Analysons plus loin dans l'effet de ciseaux ainsi engendré.
 
Comme il n'est pas question de remettre en cause le droit à l'IVG, mais qu'on instille en même temps l'idée que les embryons seraient des "garçons" et des "filles" directement et exclusivement rattachés à la femme dont ils sont prélevés, il faut donc admettre pour que tout cela soit supportable et concevable que la GPA, qui consiste à céder un enfant, en l'ayant fabriqué à fin d'être cédé par l'usage du corps de la femme qui y consent s'opère sans que jamais la femme qui porte l'enfant n'existe.
 
 

 C'est bien sûr un effet sophistique. En effet, l'IVG repose sur une autre conception, celle que l'embryon n'est pas une personne, mais une chose. C'est pourquoi il y a des délais pour le pratiquer. Car l'on ne peut pratiquer une IVG sur un foetus sauf si la santé de la mère le requiert, auquel cas il faut choisir entre la vie de la mère et de l'enfant.

C'est pourquoi les associations des droits des femmes qui défendent plus spécifiquement le droit des femmes à l'avortement luttent pour protéger les femmes contre la pratique destructrice de la GPA.

 Mais l'on observe que l'on cherche à les faire communiquer. D'un côté des personnes proches de l'extrême-droite manifeste en affirmant que l'IVG fait disparaissent des "frères et des sœurs" qu'ils comptent sur les doigts de leurs mains ..., tandis que de l'autre les personnes qui fait congeler les embryons les appellent "fils" et "filles" pour mieux anéantir la femme qui les "portera", afin que la "mère" qui accouche soit anéanti et l'industrie et le commerce de la GPA se mettent en place.

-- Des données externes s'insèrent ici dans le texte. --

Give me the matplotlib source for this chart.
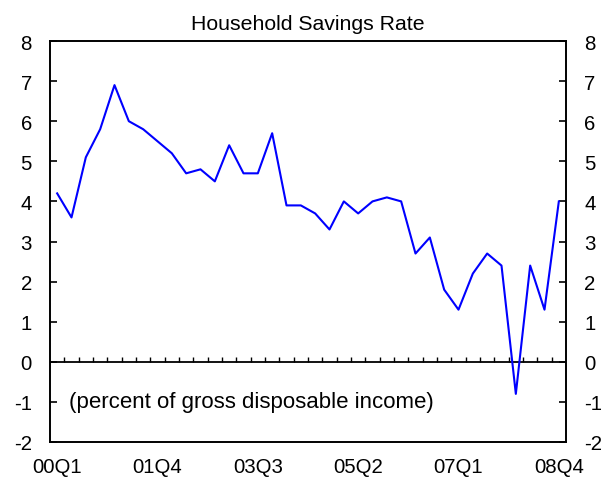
import matplotlib.pyplot as plt
import numpy as np

plt.rcParams['font.family'] = ['Liberation Sans', 'DejaVu Sans']
plt.rcParams['axes.unicode_minus'] = False

# quarterly household savings rate, 00Q1 .. 08Q4
quarters = [f"{y:02d}Q{q}" for y in range(0, 9) for q in range(1, 5)]
savings = [4.2, 3.6, 5.1, 5.8, 6.9, 6.0, 5.8, 5.5, 5.2, 4.7, 4.8, 4.5,
           5.4, 4.7, 4.7, 5.7, 3.9, 3.9, 3.7, 3.3, 4.0, 3.7, 4.0, 4.1,
           4.0, 2.7, 3.1, 1.8, 1.3, 2.2, 2.7, 2.4, -0.8, 2.4, 1.3, 4.0]
label_every = 7

fig = plt.figure(figsize=(6.06, 4.85), dpi=100)
ax = fig.add_axes([50 / 606, 1 - 443 / 485, 516 / 606, 401 / 485])

x = np.arange(len(quarters))
ax.plot(x, savings, color='#0000ff', lw=1.5, zorder=3)

ax.set_xlim(-0.5, len(quarters) - 0.5)
ax.set_ylim(-2, 8)

# zero line with small quarter ticks
ax.axhline(0, color='black', lw=1.3, zorder=2)
ax.vlines(x[:-1] + 0.5, 0, 0.13, color='black', lw=1.0, zorder=2)

ax.set_xticks(x[::label_every])
ax.set_xticklabels(quarters[::label_every])
ax.tick_params(axis='x', length=0, pad=11, labelsize=14.7)

ax.set_yticks(range(-2, 9))
ax.tick_params(axis='y', direction='in', length=5, width=1.2, pad=13,
               labelsize=14.7, right=True, labelright=True)

for s in ax.spines.values():
    s.set_linewidth(1.4)

ax.set_title('Household Savings Rate', fontsize=15.3, pad=9)
ax.text(0.85, -1, '(percent of gross disposable income)', fontsize=16,
        va='center', ha='left')

fig.savefig('out.png', dpi=100)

Ainsi, les mouvement les plus violents et les plus contraires aux droits des femmes, à savoir l'extrême-droite d'un côté qui remet en cause le droit à l'IVG, et les entreprises et leurs conseils qui sont en train de mettre en place l'industrie et le commerce convergent, et ce par le même moyen : l'anéantissement des droits des femmes et des enfants.